審決の決定は強い権限で、その内容に関係行政庁は従わなければなりません。市や町レベルの決定を覆す力が県にはある、ということです。「認容」の判断が下った場合、沼津市議会は懲罰処分を取り消さなければなりません。ちなみに、県と同レベルとされている政令指定都市も例外ではありません。

それでは、県の処分に不満があった場合はどうなるのでしょうか。同課の説明によると「都道府県の機関がした処分については、総務大臣に審決の申請をすることができる」ということです。
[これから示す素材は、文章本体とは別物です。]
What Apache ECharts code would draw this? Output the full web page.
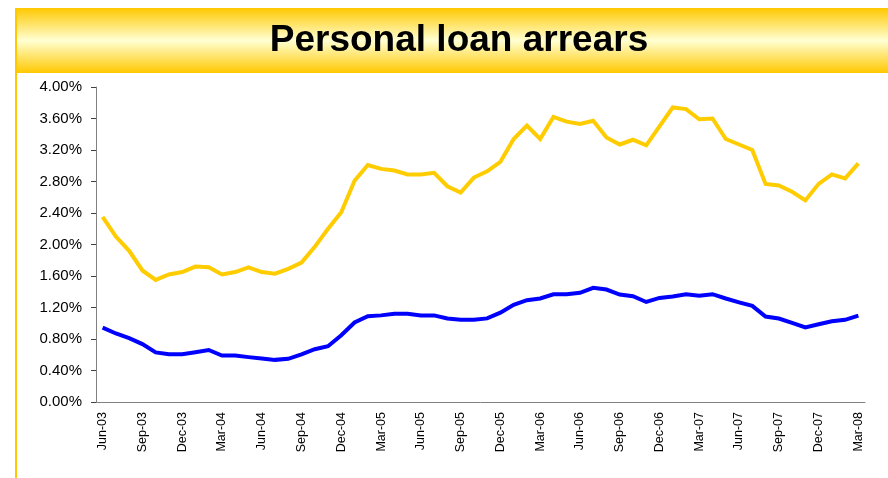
<!DOCTYPE html>
<html>
<head>
<meta charset="utf-8">
<style>
  html, body { margin: 0; padding: 0; background: #ffffff; }
  #chart { width: 888px; height: 478px; }
</style>
<script src="https://cdn.jsdelivr.net/npm/echarts@6/dist/echarts.min.js"></script>
</head>
<body>
<div id="chart"></div>
<script>
// Monthly categories, Jun-03 to Mar-08
const months = [
  'Jun-03','Jul-03','Aug-03','Sep-03','Oct-03','Nov-03','Dec-03',
  'Jan-04','Feb-04','Mar-04','Apr-04','May-04','Jun-04','Jul-04','Aug-04','Sep-04','Oct-04','Nov-04','Dec-04',
  'Jan-05','Feb-05','Mar-05','Apr-05','May-05','Jun-05','Jul-05','Aug-05','Sep-05','Oct-05','Nov-05','Dec-05',
  'Jan-06','Feb-06','Mar-06','Apr-06','May-06','Jun-06','Jul-06','Aug-06','Sep-06','Oct-06','Nov-06','Dec-06',
  'Jan-07','Feb-07','Mar-07','Apr-07','May-07','Jun-07','Jul-07','Aug-07','Sep-07','Oct-07','Nov-07','Dec-07',
  'Jan-08','Feb-08','Mar-08'
];

// Arrears rates, in percent
const arrearsHigh = [
  2.35, 2.10, 1.92, 1.67, 1.55, 1.62, 1.65,
  1.72, 1.71, 1.62, 1.65, 1.71, 1.65, 1.63, 1.69, 1.77, 1.97, 2.20, 2.41,
  2.81, 3.01, 2.96, 2.94, 2.89, 2.89, 2.91, 2.74, 2.66, 2.85, 2.93, 3.05,
  3.34, 3.51, 3.34, 3.62, 3.56, 3.53, 3.57, 3.36, 3.27, 3.33, 3.26, 3.50,
  3.74, 3.72, 3.59, 3.60, 3.34, 3.27, 3.20, 2.77, 2.75, 2.67, 2.56, 2.77,
  2.89, 2.84, 3.03
];

const arrearsLow = [
  0.945, 0.87, 0.81, 0.735, 0.63, 0.607, 0.607,
  0.632, 0.66, 0.59, 0.59, 0.57, 0.552, 0.535, 0.548, 0.605, 0.67, 0.708, 0.848,
  1.01, 1.09, 1.10, 1.12, 1.12, 1.10, 1.10, 1.06, 1.043, 1.045, 1.062, 1.135,
  1.235, 1.293, 1.314, 1.367, 1.367, 1.386, 1.45, 1.428, 1.365, 1.343, 1.27, 1.322,
  1.34, 1.369, 1.348, 1.369, 1.314, 1.265, 1.22, 1.085, 1.06, 1.005, 0.946, 0.988,
  1.026, 1.043, 1.098
];

const titleText = 'Personal loan arrears';

const FONT = '"Liberation Sans", Arial, Helvetica, sans-serif';

const chart = echarts.init(document.getElementById('chart'), null, { renderer: 'canvas' });

chart.setOption({
  backgroundColor: '#ffffff',
  animation: false,
  graphic: [
    // title banner with a vertical gold gradient
    {
      type: 'rect',
      z: 0,
      shape: { x: 16, y: 8, width: 880, height: 65 },
      style: {
        fill: new echarts.graphic.LinearGradient(0, 0, 0, 1, [
          { offset: 0, color: '#FFC800' },
          { offset: 0.5, color: '#FFFFD2' },
          { offset: 1, color: '#FFC800' }
        ])
      }
    },
    // left frame rule
    {
      type: 'rect',
      z: 0,
      shape: { x: 15, y: 8, width: 2, height: 470 },
      style: { fill: '#FFC800' }
    },
    {
      type: 'text',
      z: 10,
      x: 459,
      y: 41,
      style: {
        text: titleText,
        font: 'bold 37px ' + FONT,
        fill: '#000000',
        textAlign: 'center',
        textVerticalAlign: 'middle'
      }
    }
  ],
  grid: { left: 96, right: 23, top: 87, bottom: 76, containLabel: false },
  xAxis: {
    type: 'category',
    data: months,
    boundaryGap: true,
    axisLine: { lineStyle: { color: '#808080', width: 1 } },
    axisTick: { interval: 2, length: 5, lineStyle: { color: '#404040' } },
    axisLabel: {
      interval: 2,
      rotate: 90,
      margin: 10,
      fontSize: 12.5,
      fontFamily: FONT,
      color: '#000000'
    },
    splitLine: { show: false }
  },
  yAxis: {
    type: 'value',
    min: 0,
    max: 4,
    interval: 0.4,
    axisLine: { show: true, lineStyle: { color: '#808080', width: 1 } },
    axisTick: { show: true, length: 5, lineStyle: { color: '#404040' } },
    axisLabel: {
      margin: 14,
      fontSize: 15,
      fontFamily: FONT,
      color: '#000000',
      formatter: v => v.toFixed(2) + '%'
    },
    splitLine: { show: false }
  },
  series: [
    {
      name: 'Series 1',
      type: 'line',
      data: arrearsHigh,
      showSymbol: false,
      symbol: 'none',
      lineStyle: { color: '#FFCC00', width: 4, join: 'miter' },
      itemStyle: { color: '#FFCC00' }
    },
    {
      name: 'Series 2',
      type: 'line',
      data: arrearsLow,
      showSymbol: false,
      symbol: 'none',
      lineStyle: { color: '#0000FF', width: 4, join: 'miter' },
      itemStyle: { color: '#0000FF' }
    }
  ]
});
</script>
</body>
</html>
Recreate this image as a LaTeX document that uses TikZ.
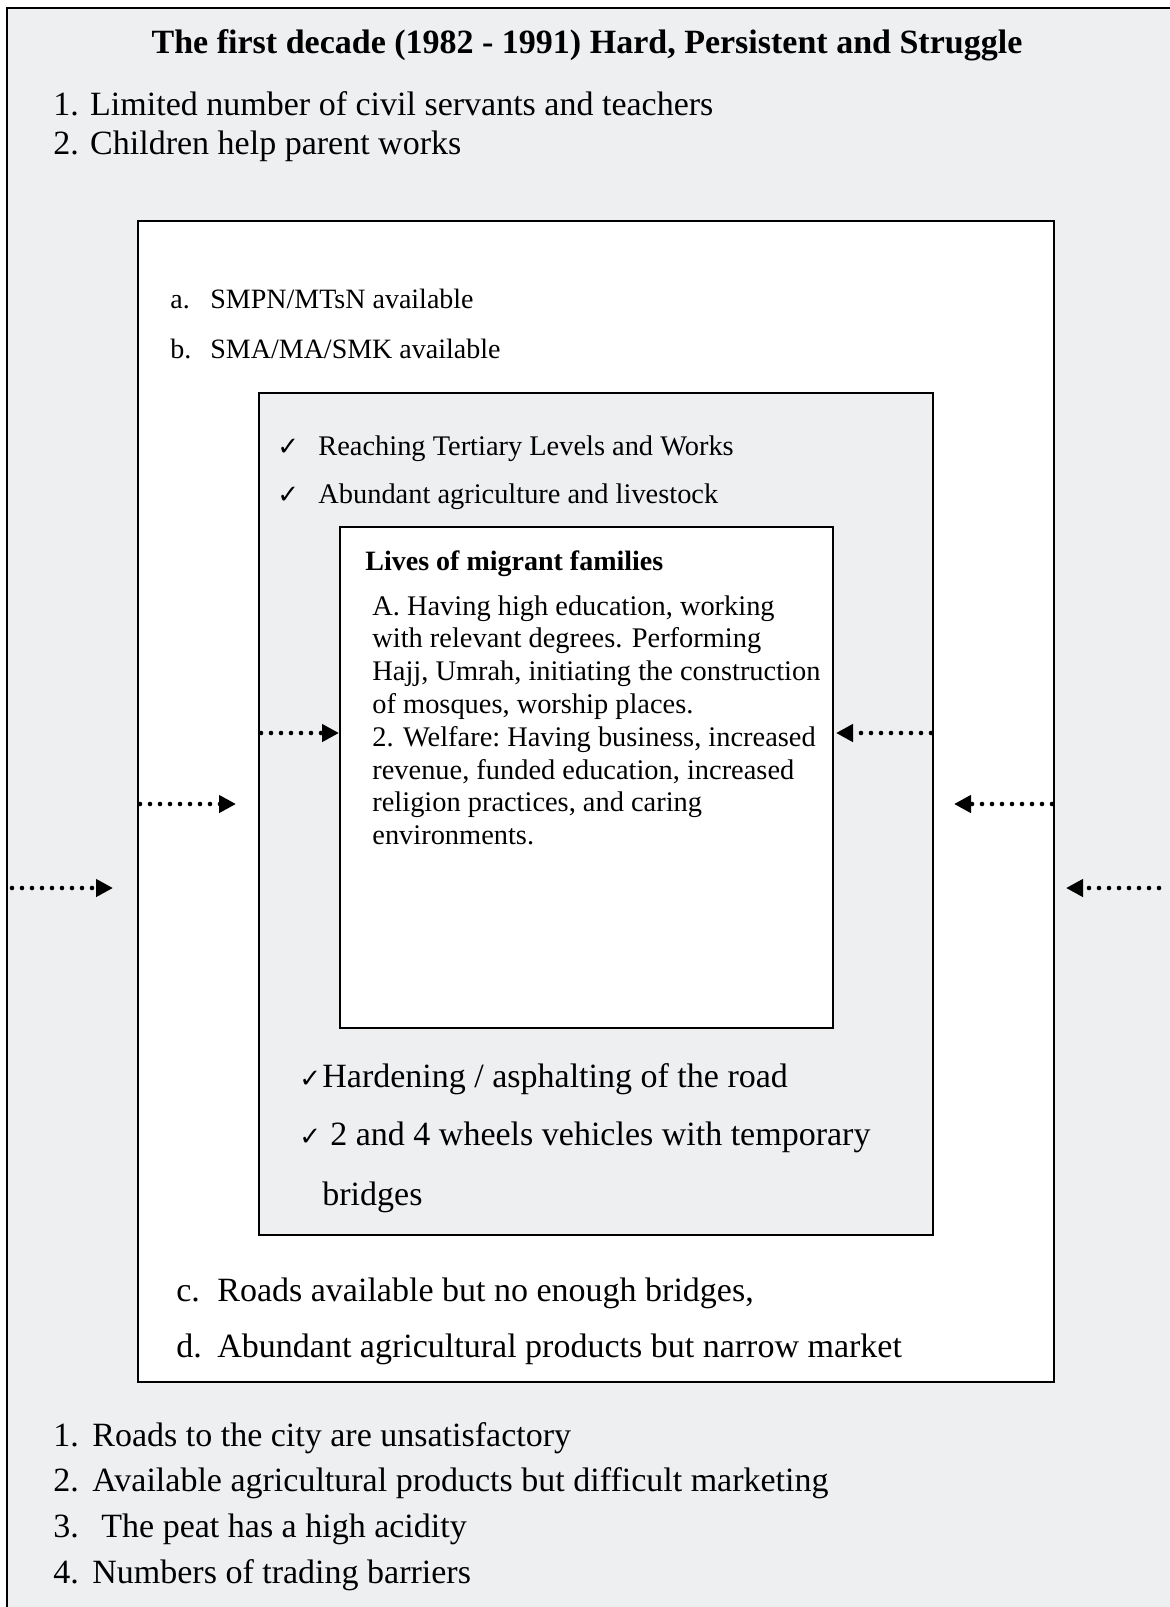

県によると、市議による審決申請は、平成4年度に旧清水市議会議員によって起こされており、その際は申請は不適法として却下されたという記録が残っています。

地方自治は民主主義の学校 “校内トラブル”はどう解決?

納得できない判断が下された時、市町村の決定は県が、都道府県の決定は国が総合的に審査するこの制度は「地方自治」が取り入れられた戦後に「地方自治法」として整備されました。

「地方自治は民主主義の学校である」と言われているように、民主主義国に生まれ変わった日本の基礎構造は地方自治体なのです。タケノコをめぐって起きた今回の“校内トラブル”には、どのような判断が下るのでしょうか。